Out of Sight (1998)
Director: Steven Soderbergh
Out of Sight draws its story and style from several old Hollywood film genres: the noir, the romantic comedy, and the gangster film. The film it most reminded me of was To Have and Have Not. There is a similar type of chemistry between Clooney and Lopez (though without the off-screen mirroring of Bogie and Bacall): they trade clever, sexy dialogue, and exclude almost everyone else. In fact, when Foley and Sisco are locked in the trunk together, they discuss such old films, and find they both enjoy them.

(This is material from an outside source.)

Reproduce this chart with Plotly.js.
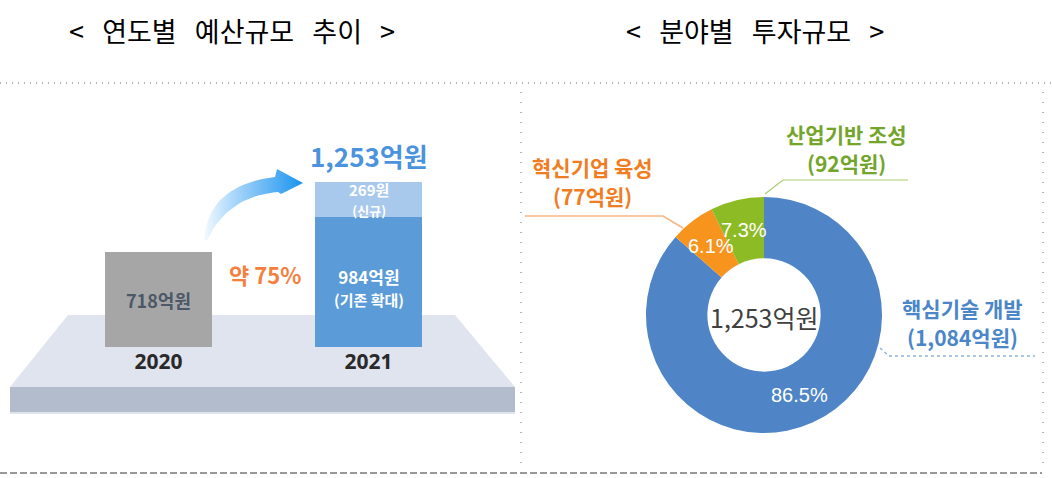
<!DOCTYPE html>
<html>
<head>
<meta charset="utf-8">
<script src="https://cdn.plot.ly/plotly-3.0.1.min.js"></script>
<style>html,body{margin:0;padding:0;background:#fff;}</style>
</head>
<body>
<div id="chart" style="width:1052px;height:478px;"></div>
<script>
const W = 1052, H = 478;

// 연도별 예산규모 (억원)
const years = ['2020', '2021'];
const existing = [718, 984];      // 2020 전체 / 2021 기존 확대
const newYears = ['2021'];
const added = [269];              // 2021 신규

// 분야별 투자규모 (억원)
const fields = ['핵심기술 개발', '혁신기업 육성', '산업기반 조성'];
const fieldBudget = [1084, 77, 92];
const fieldColors = ['#4f85c6', '#f7941d', '#8dbb25'];
const fieldTextColors = ['#4a86c8', '#f07d22', '#72a52a'];

// pixel -> paper
const px = x => x / W;
const py = y => 1 - y / H;

const total2021 = existing[1] + added[0];
const growth = Math.round((total2021 / existing[0] - 1) * 100);
const fmt = v => v.toLocaleString('en-US');
const yi = y => years.indexOf(y); // category index for annotations

const KR = '"Noto Sans CJK KR", "Noto Sans", sans-serif';

// bar subplot placement (px)
const barBase = 347, pxPerUnit = 0.1317, yMax = 1400;
const barLeft = 53.5, barRight = 473.5;

// 곡선 화살표 (장식)
const bez = (p0, c, p1, n) => Array.from(Array(n + 1), (el, i) => {
    const t = i / n;
    return [
        (1 - t) * (1 - t) * p0[0] + 2 * (1 - t) * t * c[0] + t * t * p1[0],
        (1 - t) * (1 - t) * p0[1] + 2 * (1 - t) * t * c[1] + t * t * p1[1]
    ];
});
const arrowPts = [
    ...bez([204, 240], [208, 185], [275, 177], 20),
    [277, 169], [303, 183], [281, 194], [278, 192],
    ...bez([278, 192], [228, 196], [207, 240], 20)
];

const barExisting = {
    type: 'bar',
    x: years,
    y: existing,
    width: 0.51,
    marker: { color: ['#a6a6a6', '#5b9bd8'], line: { width: 0 } },
    hoverinfo: 'skip',
    xaxis: 'x', yaxis: 'y'
};
const barAdded = {
    type: 'bar',
    x: newYears,
    y: added,
    width: 0.51,
    marker: { color: '#a9c9ec', line: { width: 0 } },
    hoverinfo: 'skip',
    xaxis: 'x', yaxis: 'y'
};
const arrow = {
    type: 'scatter',
    mode: 'lines',
    x: arrowPts.map(p => p[0]),
    y: arrowPts.map(p => p[1]),
    fill: 'toself',
    fillcolor: '#5cb3f5',
    fillgradient: {
        type: 'horizontal',
        colorscale: [[0, '#f4faff'], [0.25, '#b5dcfb'], [1, '#1a93ee']]
    },
    line: { width: 0, color: 'rgba(0,0,0,0)' },
    hoverinfo: 'skip',
    xaxis: 'x2', yaxis: 'y2'
};

// donut
const pieX = [646, 882], pieY = [195, 435];
const cx = (pieX[0] + pieX[1]) / 2, cy = (pieY[0] + pieY[1]) / 2;
const R = Math.min(pieX[1] - pieX[0], pieY[1] - pieY[0]) / 2;
const hole = 0.48;
const donut = {
    type: 'pie',
    labels: fields,
    values: fieldBudget,
    hole: hole,
    sort: false,
    direction: 'clockwise',
    rotation: 0,
    textinfo: 'none',
    hoverinfo: 'label+value+percent',
    marker: { colors: fieldColors, line: { width: 0 } },
    domain: { x: [px(pieX[0]), px(pieX[1])], y: [py(pieY[1]), py(pieY[0])] },
    showlegend: false
};

const fieldTotal = fieldBudget.reduce((a, b) => a + b, 0);
let cum = 0;
const pctAnn = fieldBudget.map(v => {
    const mid = (cum + v / 2) / fieldTotal * 2 * Math.PI;
    cum += v;
    const r = R * (1 + hole) / 2;
    return {
        xref: 'paper', yref: 'paper', xanchor: 'center', yanchor: 'middle',
        x: px(cx + r * Math.sin(mid)), y: py(cy - r * Math.cos(mid)),
        text: (v / fieldTotal * 100).toFixed(1) + '%',
        showarrow: false,
        font: { family: '"Liberation Sans", Arial, sans-serif', size: 20, color: '#ffffff' }
    };
});

// label positions for the fields (px): [x, name y, value y]
const fieldLabelPos = [[962, 308, 337], [592, 167, 196], [846, 134, 163]];
const fieldAnn = [];
fields.forEach((f, i) => {
    const font = { family: KR, size: 21, color: fieldTextColors[i], weight: 'bold' };
    fieldAnn.push({
        xref: 'paper', yref: 'paper', xanchor: 'center', yanchor: 'middle',
        x: px(fieldLabelPos[i][0]), y: py(fieldLabelPos[i][1]),
        text: f, showarrow: false, font: font
    });
    fieldAnn.push({
        xref: 'paper', yref: 'paper', xanchor: 'center', yanchor: 'middle',
        x: px(fieldLabelPos[i][0]), y: py(fieldLabelPos[i][2]),
        text: '(' + fmt(fieldBudget[i]) + '억원)', showarrow: false, font: font
    });
});

const leaders = [
    { pts: [[880, 348], [889, 356], [1035, 356]], color: '#8db2df', dash: 'dot', width: 1.5 },
    { pts: [[525, 216], [663, 216], [683, 228]], color: '#f8b583', dash: 'solid', width: 1.5 },
    { pts: [[765, 194], [783, 180], [908, 180]], color: '#a9cd6c', dash: 'solid', width: 1.2 }
];
const toPath = pts => pts.map((p, i) => (i ? 'L' : 'M') + px(p[0]).toFixed(5) + ',' + py(p[1]).toFixed(5)).join(' ');

const shapes = [
    // platform top face
    { type: 'path', xref: 'paper', yref: 'paper', layer: 'below',
      path: toPath([[68, 315], [455, 315], [515, 387], [10, 387]]) + ' Z',
      fillcolor: '#dfe4ee', line: { width: 0 } },
    // platform front face
    { type: 'path', xref: 'paper', yref: 'paper', layer: 'below',
      path: toPath([[10, 387], [515, 387], [515, 412], [10, 412]]) + ' Z',
      fillcolor: '#b2bccd', line: { width: 0 } },
    { type: 'line', xref: 'paper', yref: 'paper', layer: 'below',
      x0: px(10), x1: px(515), y0: py(413), y1: py(413), line: { color: '#dfe4ec', width: 2 } },
    // frame lines
    { type: 'line', xref: 'paper', yref: 'paper', x0: 0, x1: 1, y0: py(83), y1: py(83),
      line: { color: '#666', width: 1, dash: '1px,5px' } },
    { type: 'line', xref: 'paper', yref: 'paper', x0: px(521), x1: px(521), y0: py(92), y1: py(468),
      line: { color: '#666', width: 1, dash: '1px,9px' } },
    { type: 'line', xref: 'paper', yref: 'paper', x0: px(1043), x1: px(1043), y0: py(92), y1: py(468),
      line: { color: '#666', width: 1, dash: '1px,9px' } },
    { type: 'line', xref: 'paper', yref: 'paper', x0: 0, x1: px(1042), y0: py(473), y1: py(473),
      line: { color: '#333', width: 1, dash: '7px,3px' } },
    ...leaders.map(l => ({
        type: 'path', xref: 'paper', yref: 'paper', path: toPath(l.pts),
        line: { color: l.color, width: l.width, dash: l.dash }
    }))
];

const titleFont = { family: KR, size: 27, color: '#000000' };
const sp = '\u00a0\u00a0\u00a0';
const annotations = [
    { xref: 'paper', yref: 'paper', xanchor: 'center', yanchor: 'middle', x: px(232), y: py(30), showarrow: false,
      text: '<' + sp + '연도별' + sp + '예산규모' + sp + '추이' + sp + '>', font: titleFont },
    { xref: 'paper', yref: 'paper', xanchor: 'center', yanchor: 'middle', x: px(755), y: py(30), showarrow: false,
      text: '<' + sp + '분야별' + sp + '투자규모' + sp + '>', font: titleFont },
    // bar texts
    { xref: 'x', yref: 'y', xanchor: 'center', yanchor: 'middle', x: yi('2020'), y: existing[0] / 2, showarrow: false,
      text: fmt(existing[0]) + '억원', font: { family: KR, size: 18, color: '#4c5868', weight: 'bold' } },
    { xref: 'x', yref: 'y', xanchor: 'center', yanchor: 'middle', x: yi('2021'), y: existing[1] / 2 - 40, showarrow: false,
      text: fmt(existing[1]) + '억원<br><span style="font-size:15px">(기존 확대)</span>',
      font: { family: KR, size: 17, color: '#ffffff', weight: 'bold' } },
    { xref: 'x', yref: 'y', xanchor: 'center', yanchor: 'middle', x: yi(newYears[0]), y: existing[1] + added[0] / 2, showarrow: false,
      text: added[0] + '원<br><span style="font-size:13px">(신규)</span>',
      font: { family: KR, size: 15, color: '#ffffff', weight: 'bold' } },
    { xref: 'x', yref: 'y', xanchor: 'center', yanchor: 'bottom', x: yi('2021'), y: total2021, yshift: 6, showarrow: false,
      text: fmt(total2021) + '억원', font: { family: KR, size: 26, color: '#4b93dc', weight: 'bold' } },
    { xref: 'paper', yref: 'paper', xanchor: 'center', yanchor: 'middle', x: px(265), y: py(274), showarrow: false,
      text: '약 ' + growth + '%', font: { family: KR, size: 22, color: '#f5803e', weight: 'bold' } },
    // donut center
    { xref: 'paper', yref: 'paper', xanchor: 'center', yanchor: 'middle', x: px(cx), y: py(cy + 2), showarrow: false,
      text: fmt(fieldTotal) + '억원', font: { family: KR, size: 25, color: '#404040' } },
    ...pctAnn,
    ...fieldAnn
];

const layout = {
    width: W, height: H,
    margin: { t: 0, b: 0, l: 0, r: 0 },
    paper_bgcolor: '#ffffff',
    plot_bgcolor: 'rgba(0,0,0,0)',
    showlegend: false,
    barmode: 'stack',
    xaxis: {
        type: 'category',
        domain: [px(barLeft), px(barRight)],
        range: [-0.5, 1.5],
        anchor: 'y',
        showgrid: false, zeroline: false, showline: false, ticks: '',
        tickfont: { family: '"Noto Sans", sans-serif', size: 21, color: '#2a2a2a', weight: 'bold' },
        fixedrange: true
    },
    yaxis: {
        domain: [py(barBase), py(barBase - yMax * pxPerUnit)],
        range: [0, yMax],
        anchor: 'x',
        visible: false,
        fixedrange: true
    },
    xaxis2: { domain: [0, 1], range: [0, W], anchor: 'y2', visible: false, fixedrange: true },
    yaxis2: { domain: [0, 1], range: [H, 0], anchor: 'x2', visible: false, fixedrange: true },
    shapes: shapes,
    annotations: annotations
};

Plotly.newPlot('chart', [barExisting, barAdded, arrow, donut], layout, { displayModeBar: false, staticPlot: true });
</script>
</body>
</html>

The whole script is very well-written by Scott Frank, with well-drawn characters as well as witty lines. The plot is a touch convoluted, jumping around its timeline. Clooney is great as the charming bank robber, who is not as good as he thinks. Lopez is the best I have seen her; Karen Sisco is a great character, tough, smart and brave, and Lopez inhabits all these aspects of her character. The supporting cast is also wonderful, with Don Cheadle, Steve Zahn, Ving Rhames, Catherine Keener and Viola Davis all throughly enjoying themselves with the material.
Soderbergh's film is a clever homage to several 1940s Hollywood films with a great cast and a great script. Enjoy watching a younger Clooney and Lopez act together, and wonder about what might have been if Lopez has been offered similarly great roles.